Pulling Davis out of the paint to defend would be a potential added bonus to going small in Game 2, too. The increased spacing may open up bigger lanes to drive to the paint.
Davis looked especially tired during a sequence around the four-minute mark when Wiggins collected two consecutive offensive rebounds without much interference from Davis. The Warriors just couldn’t convert either opportunity into points.
Lakers head coach Darvin Ham pushed back at the idea that Davis — who the Lakers load-managed in the regular season — couldn’t handle a heavy workload in the postseason.
“This is what load management is about,” he told reporters. “… We have to manage their loads throughout the regular season in order for us to push them a little further during this time of year.

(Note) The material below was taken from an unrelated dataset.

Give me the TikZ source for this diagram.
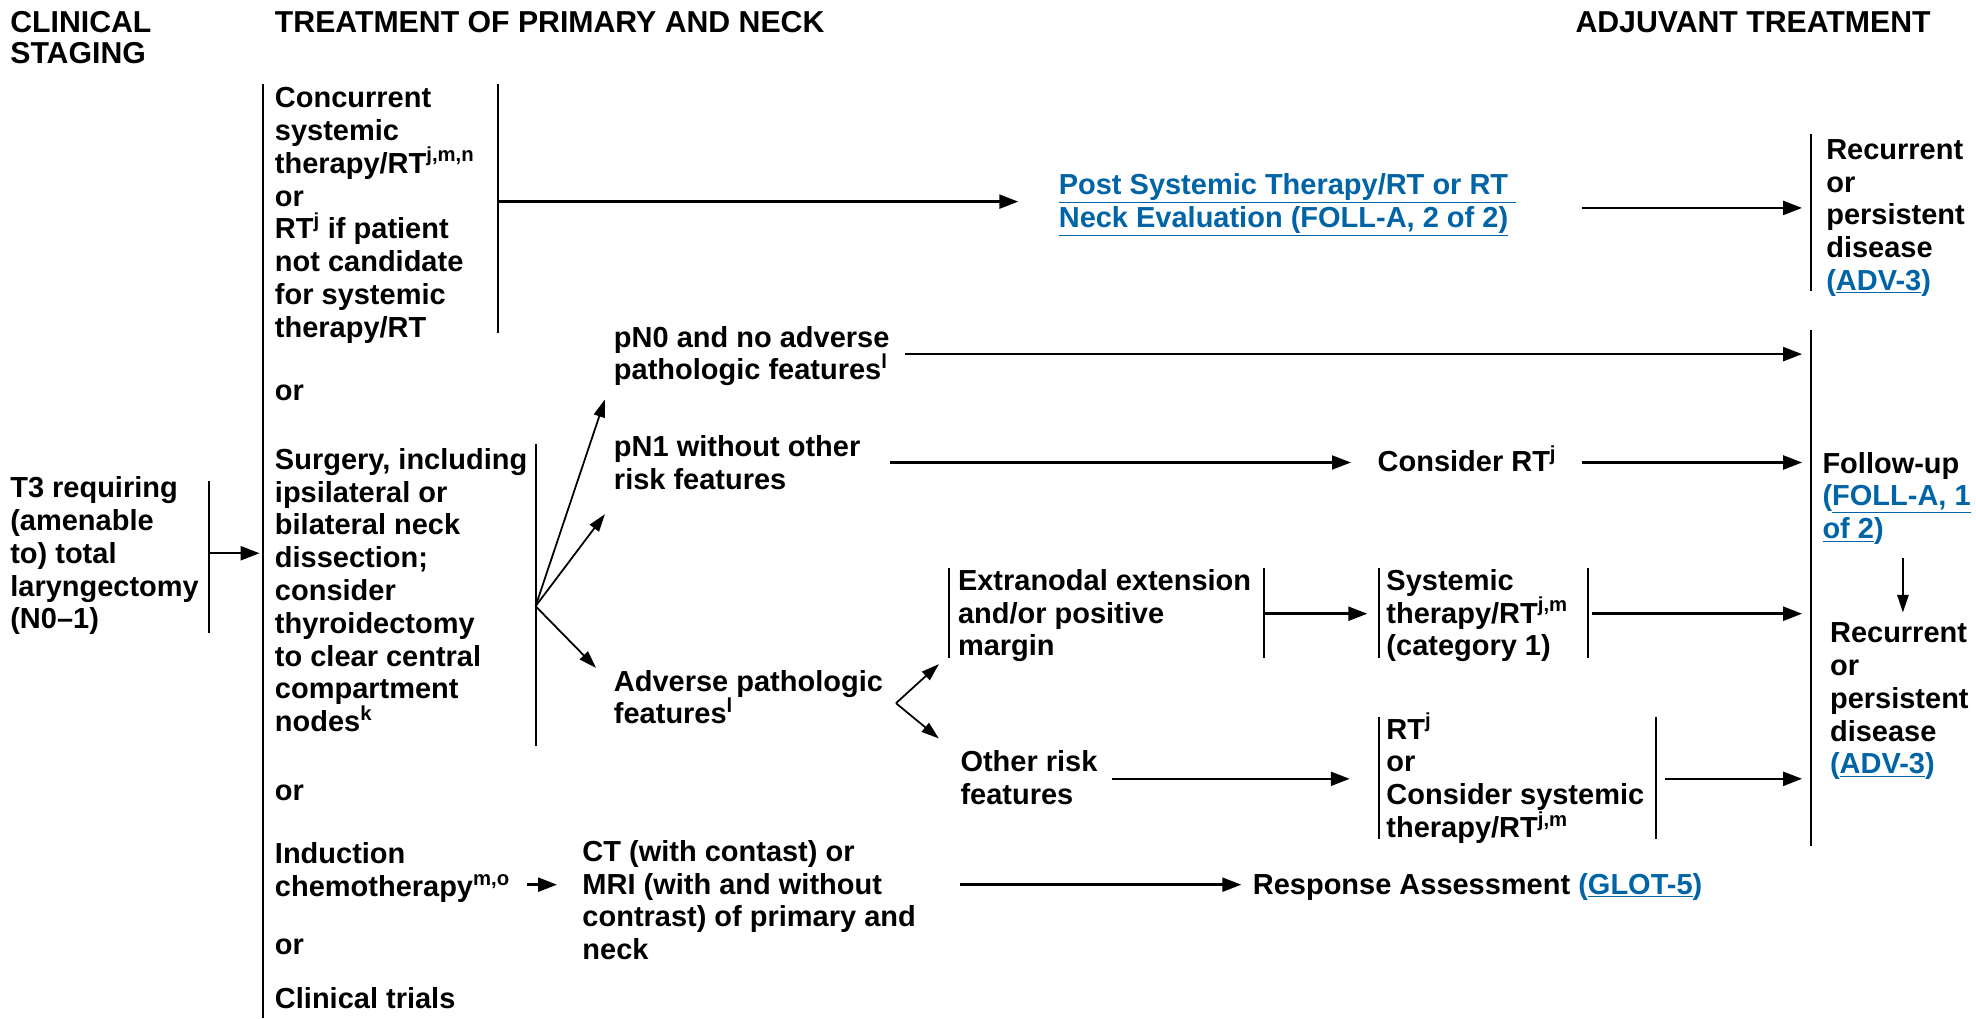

Postseason, everything is at its peak. You have to pare down the rotation and push the big dogs.”
The Warriors may think otherwise.
Draymond Green’s defense
A large portion of Davis’ points in Game 1 came on first-half jump shots. For the most part, Golden State’s defense ceded those low-percentage jumpers to Davis hoping to take away higher-percentage opportunities in the paint. And he found some rhythm there early with Green, the Warriors’ best Davis defender, on the bench with three fouls before the midway point of the second quarter.
But Davis, notably, went 1-for-5 in the fourth quarter. Exhaustion may have something to do with that. But the team should be encouraged by the way Green contested Davis’ last three shots of the game, all of which were misses — a fadeaway jumper, a floater and a potential put-back off an offensive board.
Green may be a few inches shorter than Davis, but he is one of the league’s better defenders against the Lakers’ star. After Tuesday’s game, he admitted that foul trouble got him out of his defensive rhythm. He said his goal for Game 2 will be to turn up the aggression, force more of those jumpers and hope they don’t go in.
“I think I allowed the three fouls to kind of take me out of a rhythm and never really found it again,” Green said. “So just got to stay out of foul trouble. It’s kind of been a theme with me. Just got to stop fouling.”